- [GOAL] All lines from the beginning of the listing through the line with "const zip = (xs, ys)" are to be copied word for word; the pictures are not.

- [DATA SEGMENT]

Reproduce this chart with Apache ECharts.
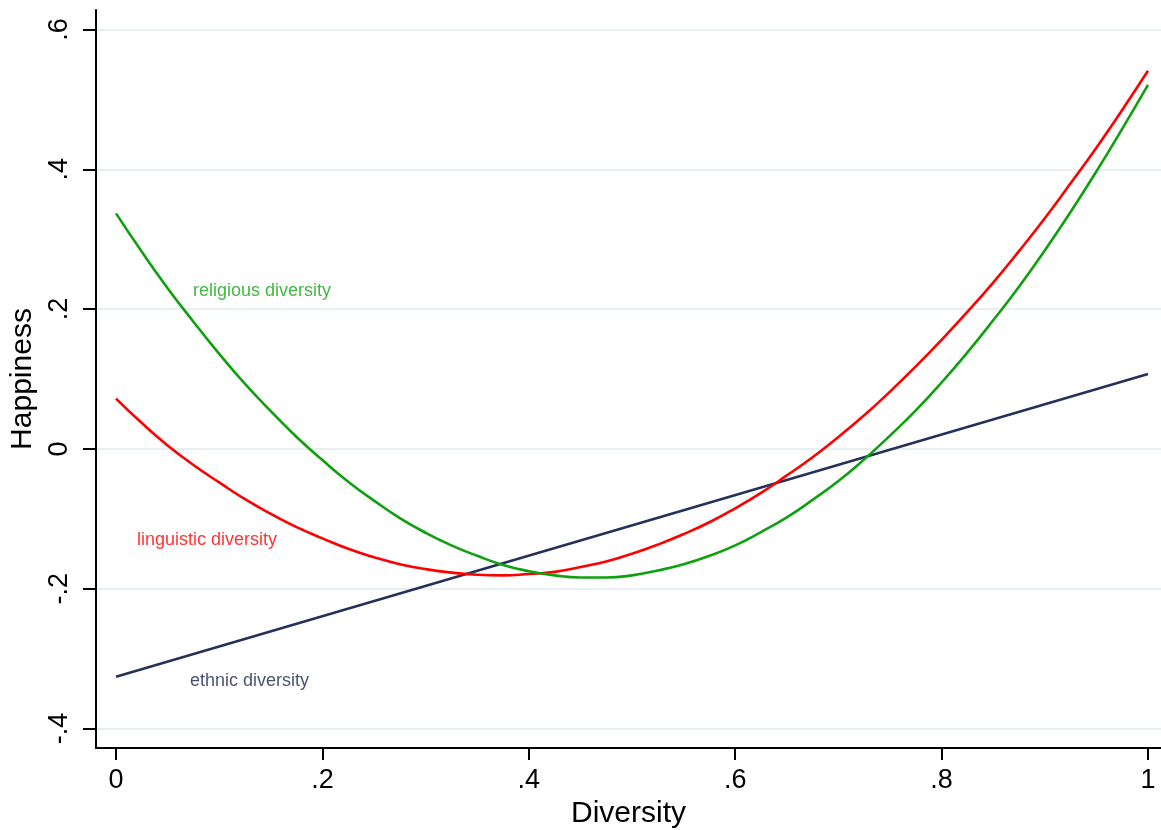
<!DOCTYPE html>
<html>
<head>
<meta charset="utf-8">
<script src="https://cdn.jsdelivr.net/npm/echarts@6/dist/echarts.min.js"></script>
<style>
html,body{margin:0;padding:0;background:#fff;}
#chart{width:1161px;height:830px;}
</style>
</head>
<body>
<div id="chart"></div>
<script>
const xValues = [0,0.025,0.05,0.075,0.1,0.125,0.15,0.175,0.2,0.225,0.25,0.275,0.3,0.325,0.35,0.375,0.4,0.425,0.45,0.475,0.5,0.525,0.55,0.575,0.6,0.625,0.65,0.675,0.7,0.725,0.75,0.775,0.8,0.825,0.85,0.875,0.9,0.925,0.95,0.975,1];
const linguistic = [0.072,0.037,0.005,-0.023,-0.048,-0.072,-0.093,-0.112,-0.128,-0.143,-0.155,-0.165,-0.172,-0.177,-0.180,-0.181,-0.179,-0.176,-0.169,-0.161,-0.150,-0.137,-0.122,-0.105,-0.085,-0.063,-0.038,-0.012,0.017,0.048,0.082,0.118,0.156,0.196,0.238,0.283,0.330,0.380,0.431,0.485,0.541];
const religious = [0.337,0.282,0.230,0.182,0.136,0.093,0.054,0.017,-0.016,-0.047,-0.074,-0.099,-0.120,-0.138,-0.153,-0.166,-0.175,-0.181,-0.184,-0.184,-0.181,-0.174,-0.165,-0.153,-0.138,-0.119,-0.098,-0.073,-0.046,-0.015,0.019,0.055,0.095,0.138,0.184,0.232,0.284,0.339,0.397,0.458,0.521];
const ethnicX = [0,1];
const ethnic = [-0.326,0.107];
const xTicks = [0,0.2,0.4,0.6,0.8,1];
const yTicks = [-0.4,-0.2,0,0.2,0.4,0.6];
const seriesNames = ['linguistic diversity','religious diversity','ethnic diversity'];
const labelX = [0.0203,0.0746,0.0717];
const labelY = [-0.130,0.226,-0.332];
const colors = ['#ff0000','#0fa00f','#26305a'];
const labelColors = ['#ff0000','#10a810','#18224f'];

function fmt(v){
  if (Math.abs(v) < 1e-9) return '0';
  if (Math.abs(v - 1) < 1e-9) return '1';
  let s = String(Math.round(v*10)/10);
  return s.replace('0.', '.');
}

const font = '"Liberation Sans", Arial, Helvetica, sans-serif';
const chart = echarts.init(document.getElementById('chart'));
const zip = (xs, ys) => xs.map((x,i)=>[x, ys[i]]);

chart.setOption({
  animation: false,
  backgroundColor: '#ffffff',
  textStyle: {fontFamily: font},
  grid: {left: 96, top: 10, right: 0, bottom: 82, containLabel: false, outerBoundsMode: 'none'},
  xAxis: {
    type: 'value', min: -0.0194, max: 1.0126,
    name: 'Diversity', nameLocation: 'middle', nameGap: 45,
    nameTextStyle: {fontSize: 30, color: '#000', fontFamily: font},
    axisLine: {show: true, onZero: false, lineStyle: {color: '#000', width: 2}},
    axisTick: {show: true, length: 12, lineStyle: {color: '#000', width: 2}, customValues: xTicks},
    axisLabel: {show: true, fontSize: 27, color: '#000', margin: 19, customValues: xTicks, formatter: fmt, fontFamily: font},
    splitLine: {show: false}
  },
  yAxis: {
    type: 'value', min: -0.428, max: 0.628,
    name: 'Happiness', nameLocation: 'middle', nameGap: 58, nameRotate: 90,
    nameTextStyle: {fontSize: 30, color: '#000', fontFamily: font},
    axisLine: {show: true, onZero: false, lineStyle: {color: '#000', width: 2}},
    axisTick: {show: true, length: 13, lineStyle: {color: '#000', width: 2}, customValues: yTicks},
    axisLabel: {show: true, fontSize: 27, color: '#000', margin: 23, rotate: 90, customValues: yTicks, formatter: fmt, fontFamily: font},
    splitLine: {show: false}
  },
  series: [
    {
      name: 'grid', type: 'line', data: [], silent: true, z: 0,
      markLine: {
        silent: true, symbol: 'none', animation: false, z: 0,
        label: {show: false},
        lineStyle: {color: '#e8f0f2', width: 2, type: 'solid'},
        data: yTicks.map(v => ({yAxis: v}))
      }
    },
    {name: seriesNames[2], type: 'line', data: zip(ethnicX, ethnic), showSymbol: false,
     lineStyle: {color: colors[2], width: 2.6}, itemStyle: {color: colors[2]}, z: 3},
    {name: seriesNames[0], type: 'line', data: zip(xValues, linguistic), smooth: true, showSymbol: false,
     lineStyle: {color: colors[0], width: 2.6}, itemStyle: {color: colors[0]}, z: 4},
    {name: seriesNames[1], type: 'line', data: zip(xValues, religious), smooth: true, showSymbol: false,
     lineStyle: {color: colors[1], width: 2.6}, itemStyle: {color: colors[1]}, z: 5},
    {
      name: 'labels', type: 'scatter', symbolSize: 0, silent: true, z: 6,
      data: seriesNames.map((n,i) => ({
        value: [labelX[i], labelY[i]], name: n,
        label: {show: true, formatter: n, position: 'right', distance: 0,
                fontSize: 18, color: labelColors[i], textBorderWidth: 0, fontFamily: font}
      }))
    }
  ]
});
</script>
</body>
</html>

- [EXPECTED ANSWER]
Reproduce this chart with Apache ECharts.
<!DOCTYPE html>
<html>
<head>
<meta charset="utf-8">
<script src="https://cdn.jsdelivr.net/npm/echarts@6/dist/echarts.min.js"></script>
<style>
html,body{margin:0;padding:0;background:#fff;}
#chart{width:1161px;height:830px;}
</style>
</head>
<body>
<div id="chart"></div>
<script>
const xValues = [0,0.025,0.05,0.075,0.1,0.125,0.15,0.175,0.2,0.225,0.25,0.275,0.3,0.325,0.35,0.375,0.4,0.425,0.45,0.475,0.5,0.525,0.55,0.575,0.6,0.625,0.65,0.675,0.7,0.725,0.75,0.775,0.8,0.825,0.85,0.875,0.9,0.925,0.95,0.975,1];
const linguistic = [0.072,0.037,0.005,-0.023,-0.048,-0.072,-0.093,-0.112,-0.128,-0.143,-0.155,-0.165,-0.172,-0.177,-0.180,-0.181,-0.179,-0.176,-0.169,-0.161,-0.150,-0.137,-0.122,-0.105,-0.085,-0.063,-0.038,-0.012,0.017,0.048,0.082,0.118,0.156,0.196,0.238,0.283,0.330,0.380,0.431,0.485,0.541];
const religious = [0.337,0.282,0.230,0.182,0.136,0.093,0.054,0.017,-0.016,-0.047,-0.074,-0.099,-0.120,-0.138,-0.153,-0.166,-0.175,-0.181,-0.184,-0.184,-0.181,-0.174,-0.165,-0.153,-0.138,-0.119,-0.098,-0.073,-0.046,-0.015,0.019,0.055,0.095,0.138,0.184,0.232,0.284,0.339,0.397,0.458,0.521];
const ethnicX = [0,1];
const ethnic = [-0.326,0.107];
const xTicks = [0,0.2,0.4,0.6,0.8,1];
const yTicks = [-0.4,-0.2,0,0.2,0.4,0.6];
const seriesNames = ['linguistic diversity','religious diversity','ethnic diversity'];
const labelX = [0.0203,0.0746,0.0717];
const labelY = [-0.130,0.226,-0.332];
const colors = ['#ff0000','#0fa00f','#26305a'];
const labelColors = ['#ff0000','#10a810','#18224f'];

function fmt(v){
  if (Math.abs(v) < 1e-9) return '0';
  if (Math.abs(v - 1) < 1e-9) return '1';
  let s = String(Math.round(v*10)/10);
  return s.replace('0.', '.');
}

const font = '"Liberation Sans", Arial, Helvetica, sans-serif';
const chart = echarts.init(document.getElementById('chart'));
const zip = (xs, ys) => xs.map((x,i)=>[x, ys[i]]);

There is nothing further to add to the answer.